Mark Coleman refers to an old Sufi story about the crazy wisdom of a mythical guru named Mullah Nasruddin. When Nasruddin attempts to cash a check in a bank, the teller asks him for some form of identification. Rummaging through his pockets, Nasruddin pulls out a mirror, looks at his face, and announces, “Yes, that’s me!” Likewise, each of us tends to use a mirror to confirm our existence. And yet the body we see is not who we really are. 

While we have different physical shapes and forms, our essence is beyond definition, category or any other limited concept. What we call the body consists of physical processes and elements, which transform into new forms when we die. Coleman likens the body’s elements to water molecules bound together in the temporary, conditioned frozen form of an ice cube. 

He tells about Christopher Titmuss, one of his meditation teachers, accompanying a Thai monk named Por Long Bhut at the end of his life. Christopher recalls that the monk refused all medicine and painkillers for liver cancer. Although his body was deteriorating, his clarity of presence endured. 

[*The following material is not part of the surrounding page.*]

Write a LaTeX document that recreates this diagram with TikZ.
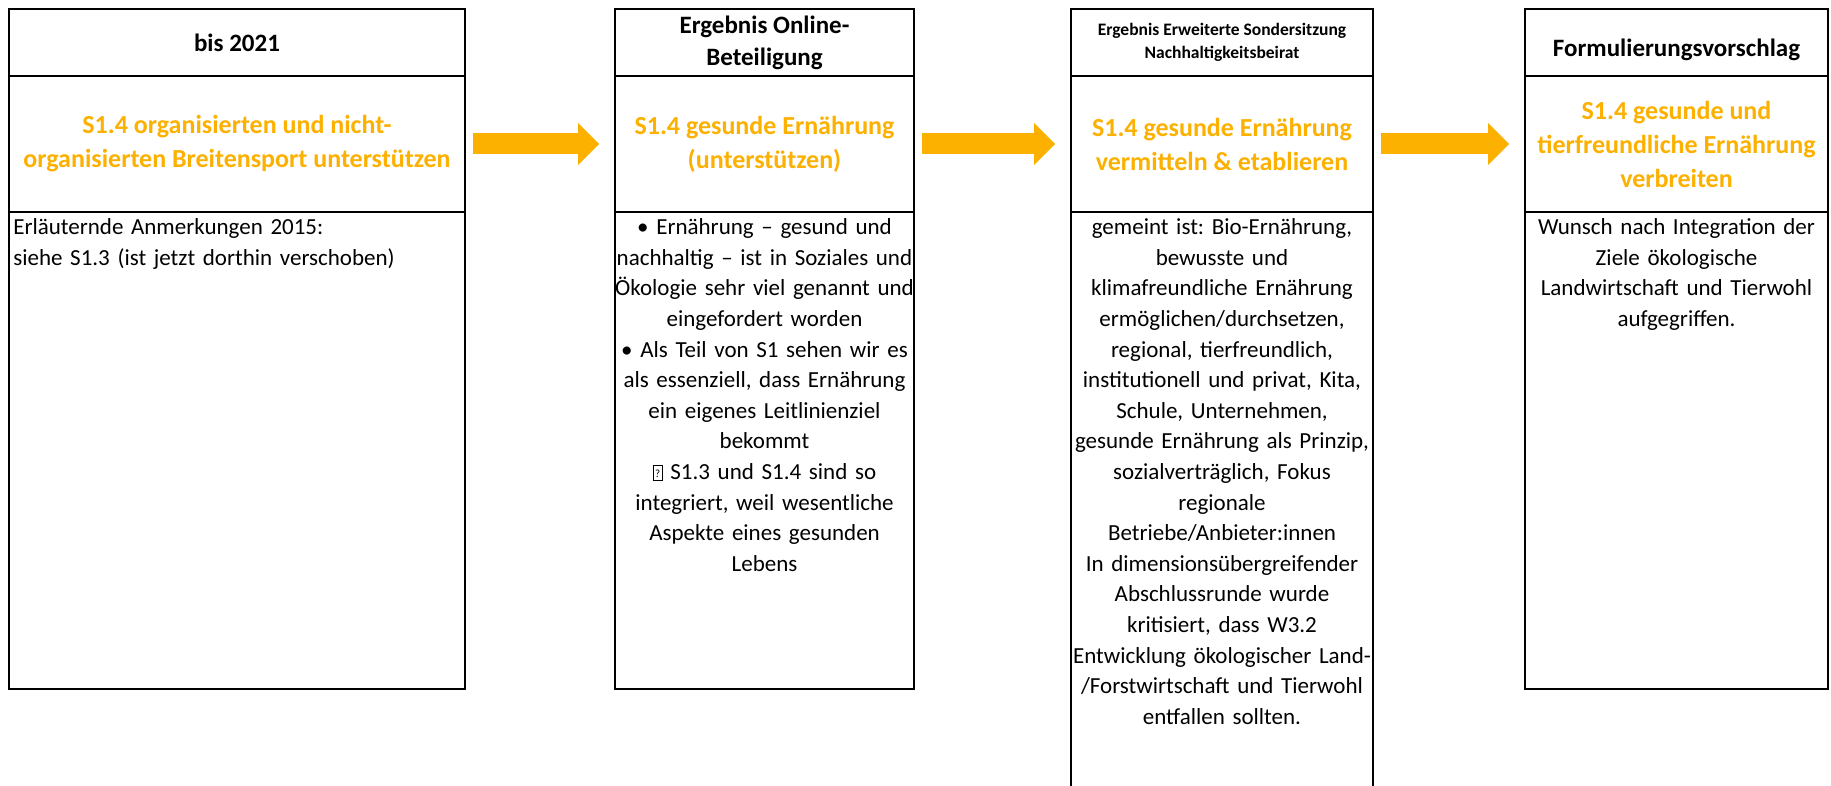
\documentclass[tikz,border=0pt]{standalone}
\usepackage{fontspec}
\setmainfont{Carlito}
\usetikzlibrary{positioning,arrows.meta}
\definecolor{gelb}{RGB}{252,176,0}
\newcommand{\tofu}{{\fboxsep=0pt\fboxrule=0.8pt\framebox[10pt][c]{\rule{0pt}{14pt}\raisebox{2pt}{\fontsize{11}{11}\selectfont ?}}}}
\frenchspacing

\begin{document}
\begin{tikzpicture}[x=1pt, y=-1pt, line width=2.6pt,
    kopf/.style={draw, outer sep=0pt, inner sep=0pt, minimum height=67pt, align=center, font=\fontsize{25}{32}\selectfont\bfseries},
    ziel/.style={draw, outer sep=0pt, inner sep=0pt, minimum height=136pt, align=center, text=gelb, font=\fontsize{26}{34}\selectfont\bfseries},
    notiz/.style={anchor=north, inner sep=0pt, align=center, text width=330pt, font=\fontsize{23}{30.6}\selectfont},
    pfeil/.style={gelb, line width=21pt, -{Triangle[length=21pt, width=42pt, line width=0pt]}, shorten <=8pt, shorten >=16pt}]
  \useasboundingbox (0,0) rectangle (1831,786);
  % Spalten: bis 2021 -> Online-Beteiligung -> Sondersitzung -> Vorschlag
  \node[kopf, minimum width=456pt] (kopfA) at (237,42.5) {bis 2021};
  \node[ziel, minimum width=456pt, below=0pt of kopfA] (zielA) {S1.4 organisierten und nicht-\\organisierten Breitensport unterstützen};
  \draw (zielA.south west) rectangle ++(456,477);
  \node[notiz, anchor=north west, align=left, text width=450pt] (notizA) at ([xshift=3pt]zielA.south west)
    {\strut Erläuternde Anmerkungen 2015:\\siehe S1.3 (ist jetzt dorthin verschoben)};

  \node[kopf, minimum width=299pt] (kopfB) at (764.5,42.5) {Ergebnis Online-\\Beteiligung};
  \node[ziel, minimum width=299pt, below=0pt of kopfB] (zielB) {S1.4 gesunde Ernährung\\(unterstützen)};
  \draw (zielB.south west) rectangle ++(299,477);
  \node[notiz] (notizB) at (zielB.south)
    {\strut • Ernährung – gesund und\\nachhaltig – ist in Soziales und\\Ökologie sehr viel genannt und\\eingefordert worden\\
     • Als Teil von S1 sehen wir es\\als essenziell, dass Ernährung\\ein eigenes Leitlinienziel\\bekommt\\
     \tofu{} S1.3 und S1.4 sind so\\integriert, weil wesentliche\\Aspekte eines gesunden\\Lebens};

  \node[kopf, minimum width=302pt, font=\fontsize{17.5}{23}\selectfont\bfseries] (kopfC) at (1222,42.5) {Ergebnis Erweiterte Sondersitzung\\Nachhaltigkeitsbeirat};
  \node[ziel, minimum width=302pt, below=0pt of kopfC] (zielC) {S1.4 gesunde Ernährung\\vermitteln \& etablieren};
  \draw (zielC.south west) -- ++(0,580) (zielC.south east) -- ++(0,580);
  \node[notiz] (notizC) at (zielC.south)
    {\strut gemeint ist: Bio-Ernährung,\\bewusste und\\klimafreundliche Ernährung\\ermöglichen/durchsetzen,\\regional, tierfreundlich,\\
     institutionell und privat, Kita,\\Schule, Unternehmen,\\gesunde Ernährung als Prinzip,\\sozialverträglich, Fokus\\regionale\\
     Betriebe/Anbieter:innen\\In dimensionsübergreifender\\Abschlussrunde wurde\\kritisiert, dass W3.2\\
     Entwicklung ökologischer Land-\\/Forstwirtschaft und Tierwohl\\entfallen sollten.};

  \node[kopf, minimum width=303pt] (kopfD) at (1676.5,42.5) {\mbox{}\\Formulierungsvorschlag};
  \node[ziel, minimum width=303pt, below=0pt of kopfD] (zielD) {S1.4 gesunde und\\tierfreundliche Ernährung\\verbreiten};
  \draw (zielD.south west) rectangle ++(303,477);
  \node[notiz] (notizD) at (zielD.south)
    {\strut Wunsch nach Integration der\\Ziele ökologische\\Landwirtschaft und Tierwohl\\aufgegriffen.};

  \draw[pfeil] (zielA) -- (zielB);
  \draw[pfeil] (zielB) -- (zielC);
  \draw[pfeil] (zielC) -- (zielD);
\end{tikzpicture}
\end{document}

Aware when death was near, Por Long Bhut announced, “Time has come” and invited Christopher to lie down beside him on a bamboo mat. The elderly monk whispered to him an account of how each sense was fading away one by one. 

In Christopher’s words, “Por Long Bhut whispered to me in Thai, ‘No seeing.’ Then he said a few minutes later, ‘No hearing.’ Por Long Bhut never reacted. He knew deep inner peace before, during, and after the diagnosis of cancer. Por Long Bhut’s depth of mindfulness and meditation, along with the clarity that he was not the body, helped him make his transition smooth from life to death. He was a liberated and untroubled human being.” Because he was not identified with his physical body, the Thai monk was free from its constraints as he died. 

His example inspires me to continue paying attention to the First Foundation of Mindfulness. 

*To loosen our identification with a physical self, let’s practice an adapted form of Mark Coleman’s guided meditation called “Exploring the Selfless Nature of the Body:” (pp. 73-74). 

Sit in a comfortable meditation posture and close your eyes, turning the attention inward. 

Open your awareness to hearing and become present to the ebb and flow of sounds around you. Notice how sounds are known quite effortlessly with mindfulness. 

Rest in that spacious awareness for a few moments, noting how individual sounds arise, each time accompanied by simple knowing. This process happens all by itself. 

Now include awareness of the body’s landscape. Notice that as physical sensations appear and disappear, these are also known naturally without any need to make an effort. 

You might sense the contact of your legs or buttocks with the chair or cushion. You may notice the temperature of the air or the touch of clothing on your skin. 

Pay attention to a variety of physical experiences for a few minutes. 

Note how these sensations come and go by themselves, and how easily they are sensed in awareness. 

In the same way, sense the breath, moving like a perennial inner tide of inhalations and exhalations. You don’t make the breath happen; it moves by itself, ceaselessly flowing, keeping the body alive. Notice any feelings or thoughts about this understanding of how bodily life simply maintains itself organically through many kinds of biological processes. Be aware of the breath breathing itself. 

Then shift attention to the heart as it beats, sensing the pulse in your veins.  Reflect on how the heart, like every other physical organ, operates according to its own nature, without any prompting from you. 

Sense how each organ of the body operates on its own, and how you are simply a witness to the process. Notice how this observation touches you and affects your relationship to your physical experience. Resolve to continue this observation in daily life, noticing how the body miraculously functions by itself, selflessly.